PROBLEM DETAILS -
Print the listing in its entirety and exactly, leaving out images.

○ ○ ○ ○ ○ ○ ○

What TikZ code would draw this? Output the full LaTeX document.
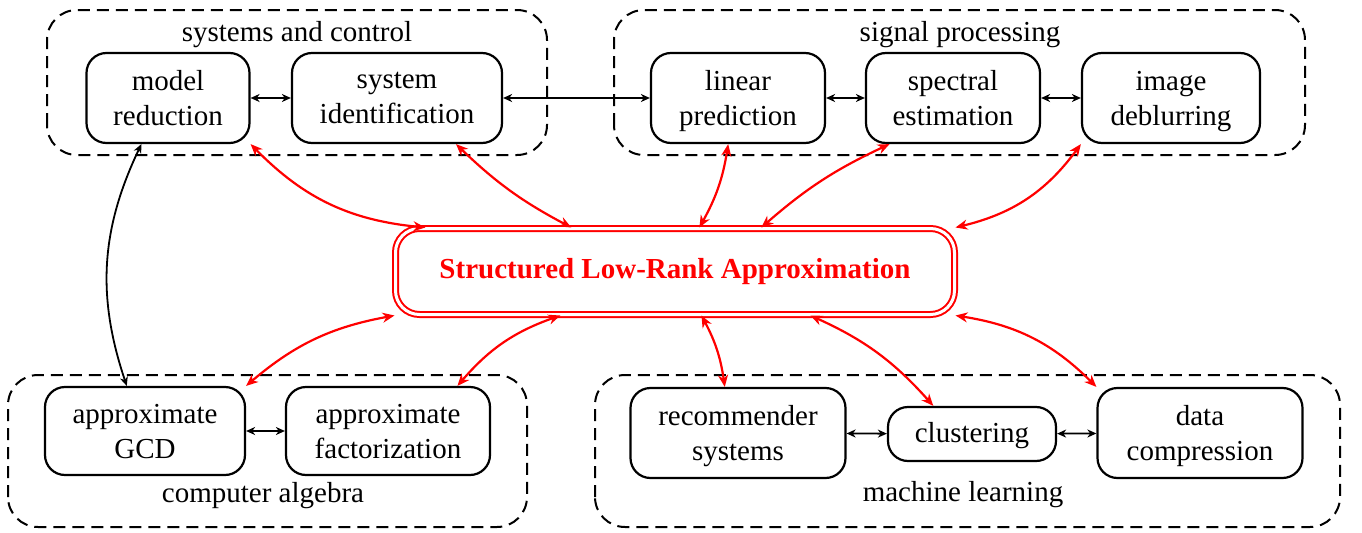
\documentclass[tikz,border=0pt]{standalone}
\usepackage{fontspec}
\setmainfont{Liberation Serif}
\usetikzlibrary{arrows.meta}

\tikzset{
    task/.style={draw, line width=1.1pt, rounded corners=10pt, align=center, inner sep=0pt, font=\fontsize{14.5}{17.5}\selectfont, execute at begin node=\strut, text depth=0pt},
    group/.style={line width=1pt, dash pattern=on 6pt off 3.5pt, rounded corners=15pt},
    title/.style={font=\fontsize{14.5}{17.5}\selectfont},
    core/.style={draw=red, double=white, double distance=1.5pt, line width=1pt, rounded corners=12pt, minimum width=279.5pt, minimum height=43pt, text=red, font=\fontsize{14.5}{17.5}\selectfont\bfseries},
    link/.style={<->, line width=0.9pt, >={Stealth[length=4.5pt, width=4pt, inset=1.4pt]}},
    rel/.style={<->, red, line width=1.1pt, >={Stealth[length=6pt, width=5pt, inset=1.9pt]}}
}

\begin{document}
\begin{tikzpicture}[x=0.5pt, y=0.5pt]
        \useasboundingbox (0, 0) rectangle (1362, 532);
        \draw[group] (47, 377) rectangle (547, 522);
        \draw[group] (614, 377) rectangle (1305, 522);
        \draw[group] (8, 5) rectangle (527, 157);
        \draw[group] (595, 5) rectangle (1340, 157);
        \node[title] (t1) at (297, 497) {systems and control};
        \node[title] (t2) at (960, 497) {signal processing};
        \node[title] (t3) at (263, 36) {computer algebra};
        \node[title] (t4) at (963, 37) {machine learning};
        \node[task, minimum width=81.5pt, minimum height=45pt] (mr) at (168, 434) {model\\reduction};
        \node[task, minimum width=105pt, minimum height=45pt] (si) at (397, 434) {system\\identification};
        \node[task, minimum width=87pt, minimum height=45pt] (lp) at (738, 434) {linear\\prediction};
        \node[task, minimum width=87pt, minimum height=45pt] (se) at (953, 434) {spectral\\estimation};
        \node[task, minimum width=89pt, minimum height=45pt] (id) at (1171, 434) {image\\deblurring};
        \node[task, minimum width=100pt, minimum height=44pt] (gcd) at (145, 101) {approximate\\GCD};
        \node[task, minimum width=102pt, minimum height=44pt] (af) at (388, 101) {approximate\\factorization};
        \node[task, minimum width=107.5pt, minimum height=45pt] (rs) at (738, 99) {recommender\\systems};
        \node[task, minimum width=84pt, minimum height=27pt, text depth=4pt] (cl) at (972, 98) {clustering};
        \node[task, minimum width=102.5pt, minimum height=45pt] (dc) at (1200, 99) {data\\compression};
        \node[core] (slra) at (675, 260.5) {Structured Low-Rank Approximation};
        \draw[link] (mr) -- (si);
        \draw[link] (si) -- (lp);
        \draw[link] (lp) -- (se);
        \draw[link] (se) -- (id);
        \draw[link] (gcd) -- (af);
        \draw[link] (rs) -- (cl);
        \draw[link] (cl) -- (dc);
        \draw[link] (mr.-120) to[bend right=22] (gcd.112);
        \draw[rel] (mr.south east) to[bend right=20] (slra.170);
        \draw[rel] (si.-38) to[bend right=8] (slra.157);
        \draw[rel] (lp.-102) to[bend left=10] (slra.61);
        \draw[rel] (se.-144) to[bend right=8] (slra.27);
        \draw[rel] (id.south west) to[bend left=20] (slra.north east);
        \draw[rel] (gcd.north east) to[bend left=15] (slra.south west);
        \draw[rel] (af.33) to[bend left=15] (slra.-159);
        \draw[rel] (rs.106) to[bend right=10] (slra.-59);
        \draw[rel] (cl.144) to[bend right=12] (slra.-18);
        \draw[rel] (dc.north west) to[bend right=18] (slra.south east);
    \end{tikzpicture}
\end{document}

○ ○ ○ ○ ○ ○ ○

PROBLEM SOLUTION -
What TikZ code would draw this? Output the full LaTeX document.
\documentclass[tikz,border=0pt]{standalone}
\usepackage{fontspec}
\setmainfont{Liberation Serif}
\usetikzlibrary{arrows.meta}

\tikzset{
    task/.style={draw, line width=1.1pt, rounded corners=10pt, align=center, inner sep=0pt, font=\fontsize{14.5}{17.5}\selectfont, execute at begin node=\strut, text depth=0pt},
    group/.style={line width=1pt, dash pattern=on 6pt off 3.5pt, rounded corners=15pt},
    title/.style={font=\fontsize{14.5}{17.5}\selectfont},
    core/.style={draw=red, double=white, double distance=1.5pt, line width=1pt, rounded corners=12pt, minimum width=279.5pt, minimum height=43pt, text=red, font=\fontsize{14.5}{17.5}\selectfont\bfseries},
    link/.style={<->, line width=0.9pt, >={Stealth[length=4.5pt, width=4pt, inset=1.4pt]}},
    rel/.style={<->, red, line width=1.1pt, >={Stealth[length=6pt, width=5pt, inset=1.9pt]}}
}

\begin{document}
\begin{tikzpicture}[x=0.5pt, y=0.5pt]
        \useasboundingbox (0, 0) rectangle (1362, 532);
        \draw[group] (47, 377) rectangle (547, 522);
        \draw[group] (614, 377) rectangle (1305, 522);
        \draw[group] (8, 5) rectangle (527, 157);
        \draw[group] (595, 5) rectangle (1340, 157);
        \node[title] (t1) at (297, 497) {systems and control};
        \node[title] (t2) at (960, 497) {signal processing};
        \node[title] (t3) at (263, 36) {computer algebra};
        \node[title] (t4) at (963, 37) {machine learning};
        \node[task, minimum width=81.5pt, minimum height=45pt] (mr) at (168, 434) {model\\reduction};
        \node[task, minimum width=105pt, minimum height=45pt] (si) at (397, 434) {system\\identification};
        \node[task, minimum width=87pt, minimum height=45pt] (lp) at (738, 434) {linear\\prediction};
        \node[task, minimum width=87pt, minimum height=45pt] (se) at (953, 434) {spectral\\estimation};
        \node[task, minimum width=89pt, minimum height=45pt] (id) at (1171, 434) {image\\deblurring};
        \node[task, minimum width=100pt, minimum height=44pt] (gcd) at (145, 101) {approximate\\GCD};
        \node[task, minimum width=102pt, minimum height=44pt] (af) at (388, 101) {approximate\\factorization};
        \node[task, minimum width=107.5pt, minimum height=45pt] (rs) at (738, 99) {recommender\\systems};
        \node[task, minimum width=84pt, minimum height=27pt, text depth=4pt] (cl) at (972, 98) {clustering};
        \node[task, minimum width=102.5pt, minimum height=45pt] (dc) at (1200, 99) {data\\compression};
        \node[core] (slra) at (675, 260.5) {Structured Low-Rank Approximation};
        \draw[link] (mr) -- (si);
        \draw[link] (si) -- (lp);
        \draw[link] (lp) -- (se);
        \draw[link] (se) -- (id);
        \draw[link] (gcd) -- (af);
        \draw[link] (rs) -- (cl);
        \draw[link] (cl) -- (dc);
        \draw[link] (mr.-120) to[bend right=22] (gcd.112);
        \draw[rel] (mr.south east) to[bend right=20] (slra.170);
        \draw[rel] (si.-38) to[bend right=8] (slra.157);
        \draw[rel] (lp.-102) to[bend left=10] (slra.61);
        \draw[rel] (se.-144) to[bend right=8] (slra.27);
        \draw[rel] (id.south west) to[bend left=20] (slra.north east);
        \draw[rel] (gcd.north east) to[bend left=15] (slra.south west);
        \draw[rel] (af.33) to[bend left=15] (slra.-159);
        \draw[rel] (rs.106) to[bend right=10] (slra.-59);
        \draw[rel] (cl.144) to[bend right=12] (slra.-18);
        \draw[rel] (dc.north west) to[bend right=18] (slra.south east);
    \end{tikzpicture}
\end{document}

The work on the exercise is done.